Ubuntu changes get worse: Now Digital Rights Management is under discussion
Kaj Ailomaa
zequence at mousike.me
Fri Mar 8 11:31:36 UTC 2013
On Wed, 06 Mar 2013 20:16:17 +0100, <lukefromdc at hushmail.com> wrote:
> I've looked into rebasing my entire install directly on Debian because of
> first the Amazon mess, now the Mir mess, and finally word on Phoronix
> that Ubuntu is looking into supporting digital rights management, hoping
> to run on smartphones. They are abandoning the free and open desktop-
> and will HAVE to do so if they want to be a third commerical smartphone
> OS.
>
>
There's no indication what so ever, of what I can see, that Canonical is
abandoning free software.
Please read what Marc Shuttleworth wrote in response to a lot of what has
been going on lately. http://www.markshuttleworth.com/archives/1228
IMO, all that has gone bad is communication. The suggestions and
announcements might have been presented at a better time, and in a better
way. People got a bit shocked when there were so many changes at once, so
suddenly announced, changing scheduled events that had been planned for
months. And to top it off, announcing a window X replacement. Just bad
timing, I think.
Ubuntu has never been blocking non-free software. Rather the other way
around. However, the OS itself is free, and will always continue to be.

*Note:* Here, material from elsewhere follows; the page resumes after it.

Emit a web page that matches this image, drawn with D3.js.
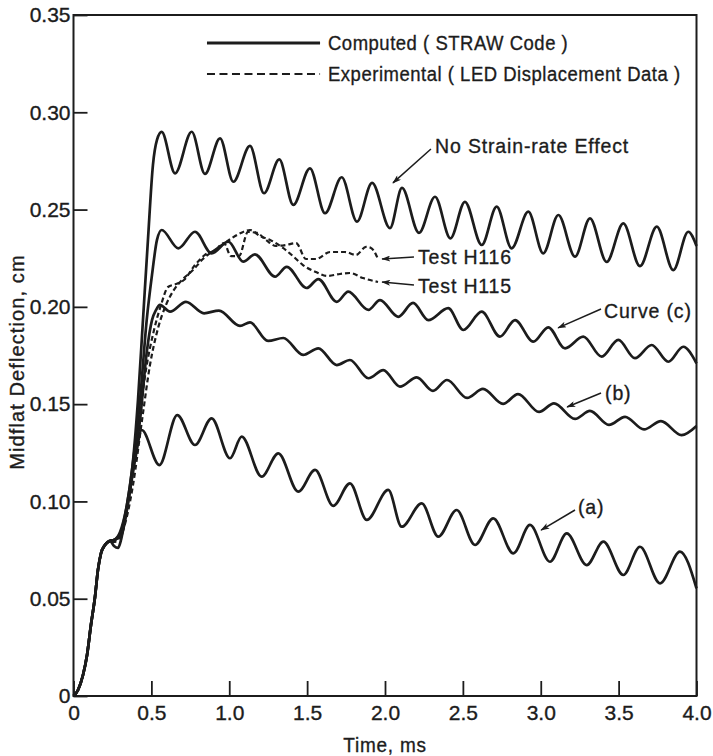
<!DOCTYPE html>
<html>
<head>
<meta charset="utf-8">
<script src="https://cdn.jsdelivr.net/npm/d3@7/dist/d3.min.js"></script>
<style>
  html, body { margin: 0; padding: 0; background: #ffffff; }
  svg text { font-family: "Liberation Sans", Arial, "Noto Sans", sans-serif; fill: #1c1c1c; stroke: #1c1c1c; stroke-width: 0.35px; }
</style>
</head>
<body>
<svg id="chart" width="713" height="756"></svg>
<script>
// ---------------- data ----------------
const xTicks = [0, 0.5, 1.0, 1.5, 2.0, 2.5, 3.0, 3.5, 4.0];
const xTickLabels = ["0", "0.5", "1.0", "1.5", "2.0", "2.5", "3.0", "3.5", "4.0"];
const yTicks = [0, 0.05, 0.10, 0.15, 0.20, 0.25, 0.30, 0.35];
const yTickLabels = ["0", "0.05", "0.10", "0.15", "0.20", "0.25", "0.30", "0.35"];

// common initial response shared by all curves [time ms, deflection cm]
const stem = [[0,0],[0.029,0.0031],[0.061,0.0108],[0.087,0.0211],[0.112,0.0365],[0.138,0.0509],
  [0.157,0.0648],[0.177,0.0735],[0.202,0.0776],[0.234,0.0797]];

const noStrainRate = [[0.260,0.0802],[0.299,0.0843],[0.343,0.0982],[0.376,0.1162],[0.414,0.1521],
  [0.446,0.1932],[0.478,0.2344],[0.510,0.2729],[0.536,0.2858],[0.566,0.2899],
  [0.652,0.2686],[0.759,0.2900],[0.844,0.2683],[0.941,0.2866],[1.026,0.2643],[1.133,0.2827],
  [1.223,0.2584],[1.321,0.2758],[1.411,0.2524],[1.518,0.2712],[1.615,0.2481],[1.722,0.2666],
  [1.820,0.2438],[1.917,0.2637],[2.032,0.2405],[2.109,0.2611],[2.218,0.2380],[2.321,0.2566],
  [2.420,0.2352],[2.513,0.2540],[2.621,0.2318],[2.717,0.2515],[2.813,0.2301],[2.920,0.2489],
  [3.016,0.2275],[3.113,0.2472],[3.220,0.2258],[3.316,0.2455],[3.423,0.2231],[3.530,0.2429],
  [3.637,0.2209],[3.745,0.2412],[3.851,0.2189],[3.947,0.2386],[4.0,0.2313]];

const curveC = [[0.260,0.0802],[0.305,0.0843],[0.343,0.0982],[0.388,0.1239],[0.427,0.1521],
  [0.470,0.1932],[0.504,0.2164],[0.536,0.2344],[0.566,0.2395],
  [0.673,0.2301],[0.780,0.2386],[0.887,0.2275],[0.994,0.2335],[1.090,0.2232],[1.165,0.2270],
  [1.294,0.2155],[1.369,0.2206],[1.497,0.2097],[1.572,0.2143],[1.690,0.2026],[1.764,0.2078],
  [1.893,0.1984],[1.968,0.2035],[2.085,0.1949],[2.180,0.2020],[2.278,0.1932],[2.406,0.1993],
  [2.503,0.1881],[2.621,0.1975],[2.738,0.1847],[2.835,0.1932],[2.952,0.1821],[3.048,0.1895],
  [3.156,0.1787],[3.273,0.1847],[3.391,0.1744],[3.498,0.1830],[3.605,0.1736],[3.712,0.1804],
  [3.819,0.1718],[3.915,0.1795],[4.0,0.1710]];

const curveB = [[0.260,0.0802],[0.305,0.0822],[0.343,0.0956],[0.382,0.1162],[0.427,0.1418],
  [0.472,0.1778],[0.504,0.1932],[0.530,0.1984],[0.555,0.2010],
  [0.620,0.1975],[0.722,0.2026],[0.838,0.1967],[0.934,0.1981],[1.069,0.1902],[1.133,0.1920],
  [1.249,0.1825],[1.347,0.1840],[1.474,0.1753],[1.572,0.1787],[1.690,0.1701],[1.775,0.1727],
  [1.893,0.1633],[1.989,0.1675],[2.096,0.1590],[2.204,0.1638],[2.308,0.1568],[2.398,0.1624],
  [2.527,0.1532],[2.629,0.1578],[2.758,0.1501],[2.854,0.1552],[2.989,0.1460],[3.085,0.1504],
  [3.220,0.1424],[3.316,0.1465],[3.438,0.1393],[3.541,0.1435],[3.663,0.1370],[3.772,0.1413],
  [3.904,0.1341],[4.0,0.1388]];

const curveA = [[0.260,0.0771],[0.286,0.0761],[0.305,0.0802],[0.324,0.0879],[0.363,0.1059],
  [0.401,0.1239],[0.438,0.1367],
  [0.551,0.1187],[0.666,0.1444],[0.780,0.1290],[0.887,0.1427],[1.005,0.1222],[1.080,0.1333],
  [1.208,0.1127],[1.315,0.1247],[1.443,0.1050],[1.551,0.1162],[1.668,0.0977],[1.775,0.1093],
  [1.883,0.0905],[2.021,0.1059],[2.107,0.0870],[2.236,0.0990],[2.342,0.0819],[2.460,0.0956],
  [2.578,0.0776],[2.695,0.0913],[2.824,0.0733],[2.931,0.0879],[3.059,0.0690],[3.167,0.0836],
  [3.295,0.0673],[3.402,0.0793],[3.530,0.0622],[3.637,0.0767],[3.766,0.0579],[3.894,0.0742],
  [4.0,0.0553]];

const testH116 = [[0.260,0.0797],[0.311,0.0853],[0.363,0.1059],[0.414,0.1367],[0.465,0.1675],
  [0.517,0.1881],[0.562,0.2010],[0.607,0.2102],[0.658,0.2117],[0.709,0.2138],[0.780,0.2215],
  [0.844,0.2267],[0.909,0.2292],[0.966,0.2328],[1.011,0.2261],[1.063,0.2261],[1.120,0.2385],
  [1.178,0.2380],[1.236,0.2344],[1.300,0.2313],[1.364,0.2318],[1.429,0.2328],[1.493,0.2246],
  [1.557,0.2246],[1.647,0.2282],[1.743,0.2282],[1.814,0.2267],[1.878,0.2308],[1.910,0.2303],
  [1.955,0.2246]];

const testH115 = [[0.260,0.0792],[0.318,0.0853],[0.382,0.1084],[0.440,0.1418],[0.491,0.1701],
  [0.543,0.1891],[0.594,0.2010],[0.645,0.2087],[0.703,0.2143],[0.767,0.2189],[0.831,0.2246],
  [0.896,0.2287],[0.953,0.2318],[1.018,0.2354],[1.075,0.2380],[1.133,0.2395],[1.197,0.2364],
  [1.262,0.2344],[1.345,0.2303],[1.409,0.2261],[1.473,0.2215],[1.557,0.2179],[1.628,0.2159],
  [1.711,0.2169],[1.775,0.2174],[1.859,0.2148],[1.955,0.2128]];

// annotation labels: text, text anchor point [t, v], arrow from [t,v] to [t,v]
const annotations = [
  {text: "No Strain-rate Effect", at: [2.321, 0.2791], from: [2.295, 0.2811], to: [2.051, 0.2637]},
  {text: "Test H116",            at: [2.212, 0.2220], from: [2.186, 0.2256], to: [1.981, 0.2246]},
  {text: "Test H115",            at: [2.212, 0.2071], from: [2.186, 0.2112], to: [1.981, 0.2128]},
  {text: "Curve (c)",            at: [3.406, 0.1943], from: [3.387, 0.1989], to: [3.111, 0.1892]},
  {text: "(b)",                  at: [3.413, 0.1521], from: [3.387, 0.1557], to: [3.169, 0.1485]},
  {text: "(a)",                  at: [3.239, 0.0935], from: [3.220, 0.0956], to: [3.002, 0.0853]}
];

const legendItems = [
  {text: "Computed ( STRAW Code )", dashed: false, line: [[0.857, 0.3356], [1.583, 0.3356]], at: [1.634, 0.3322]},
  {text: "Experimental ( LED Displacement Data )", dashed: true, line: [[0.857, 0.3197], [1.583, 0.3197]], at: [1.634, 0.3163]}
];

// ---------------- drawing ----------------
const svg = d3.select("#chart");
const ink = "#1c1c1c";

const x = d3.scaleLinear().domain([0, 4]).range([73.5, 696.5]);
const y = d3.scaleLinear().domain([0, 0.35]).range([696, 15]);

svg.append("rect").attr("width", 713).attr("height", 756).attr("fill", "#ffffff");

const defs = svg.append("defs");
defs.append("marker").attr("id", "arrow").attr("viewBox", "0 0 12 8")
  .attr("refX", 11).attr("refY", 4).attr("markerWidth", 12).attr("markerHeight", 6)
  .attr("markerUnits", "userSpaceOnUse").attr("orient", "auto")
  .append("path").attr("d", "M0,0 L12,4 L0,8 L3,4 z").attr("fill", ink);

// axes with inward ticks
const yAxis = d3.axisLeft(y).tickValues(yTicks).tickFormat((d, i) => yTickLabels[i])
  .tickSize(-14).tickPadding(3);
const xAxis = d3.axisBottom(x).tickValues(xTicks).tickFormat((d, i) => xTickLabels[i])
  .tickSize(-15).tickPadding(9);

const gy = svg.append("g").attr("transform", `translate(${x(0)},0)`).call(yAxis);
const gx = svg.append("g").attr("transform", `translate(0,${y(0)})`).call(xAxis);
[gy, gx].forEach(g => {
  g.select(".domain").remove();
  g.selectAll(".tick line").attr("stroke", ink).attr("stroke-width", 1.8);
  g.selectAll(".tick text").attr("font-size", 21).attr("fill", ink)
    .style("font-family", '"Liberation Sans", Arial, sans-serif');
});

// frame
svg.append("rect")
  .attr("x", x(0)).attr("y", y(0.35))
  .attr("width", x(4) - x(0)).attr("height", y(0) - y(0.35))
  .attr("fill", "none").attr("stroke", ink).attr("stroke-width", 2);

// curves
const line = d3.line().x(d => x(d[0])).y(d => y(d[1])).curve(d3.curveMonotoneX);
const solidSeries = [noStrainRate, curveC, curveB, curveA];
solidSeries.forEach(s => {
  svg.append("path").datum(stem.concat(s)).attr("d", line)
    .attr("fill", "none").attr("stroke", ink).attr("stroke-width", 2.7)
    .attr("stroke-linejoin", "round");
});
[testH116, testH115].forEach(s => {
  svg.append("path").datum(stem.slice(-2).concat(s)).attr("d", line)
    .attr("fill", "none").attr("stroke", ink).attr("stroke-width", 2.2)
    .attr("stroke-dasharray", "5,3");
});

// legend
legendItems.forEach(it => {
  svg.append("line")
    .attr("x1", x(it.line[0][0])).attr("y1", y(it.line[0][1]))
    .attr("x2", x(it.line[1][0])).attr("y2", y(it.line[1][1]))
    .attr("stroke", ink).attr("stroke-width", it.dashed ? 2 : 2.8)
    .attr("stroke-dasharray", it.dashed ? "8,4.5" : null);
  svg.append("text")
    .attr("transform", `translate(${x(it.at[0])},${y(it.at[1])}) scale(0.88,1)`)
    .attr("font-size", 21).attr("letter-spacing", 0.6).text(it.text);
});

// annotations
annotations.forEach(a => {
  svg.append("line")
    .attr("x1", x(a.from[0])).attr("y1", y(a.from[1]))
    .attr("x2", x(a.to[0])).attr("y2", y(a.to[1]))
    .attr("stroke", ink).attr("stroke-width", 1.5)
    .attr("marker-end", "url(#arrow)");
  svg.append("text")
    .attr("transform", `translate(${x(a.at[0])},${y(a.at[1])}) scale(0.93,1)`)
    .attr("font-size", 21).attr("letter-spacing", 0.9).text(a.text);
});

// axis titles
svg.append("text").attr("transform", `translate(${(x(0) + x(4)) / 2},752) scale(0.95,1)`)
  .attr("text-anchor", "middle").attr("font-size", 20).attr("letter-spacing", 0.8)
  .text("Time, ms");
svg.append("text").attr("transform", "translate(24,362) rotate(-90)")
  .attr("text-anchor", "middle").attr("font-size", 20).attr("letter-spacing", 1.1)
  .text("Midflat Deflection, cm");
</script>
</body>
</html>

That is the pledge that Canonical has given, and I see no indication to
them taking back that pledge.
Where do you draw the line? The kernel includes non-free drivers. You are
free to build your own version of the kernel, of course.
Debian packages those separately, and puts them in a non-free repo, but
not Ubuntu. Why? For practical reasons. Most people rather just have their
wifi working right off the bat.
I'm not going to use DRM. Again, can't say what a Ubuntu phone will look
like, but I find it hard to believe that one would be forced to use such
non-free software technology.
That said, has anyone considered the dirty business around hardware?
Precious metals and all that? I don't know much about it, but I think we
could probably all agree on that all though the software is free, doesn't
mean the machine it runs on is a blessing to humanity.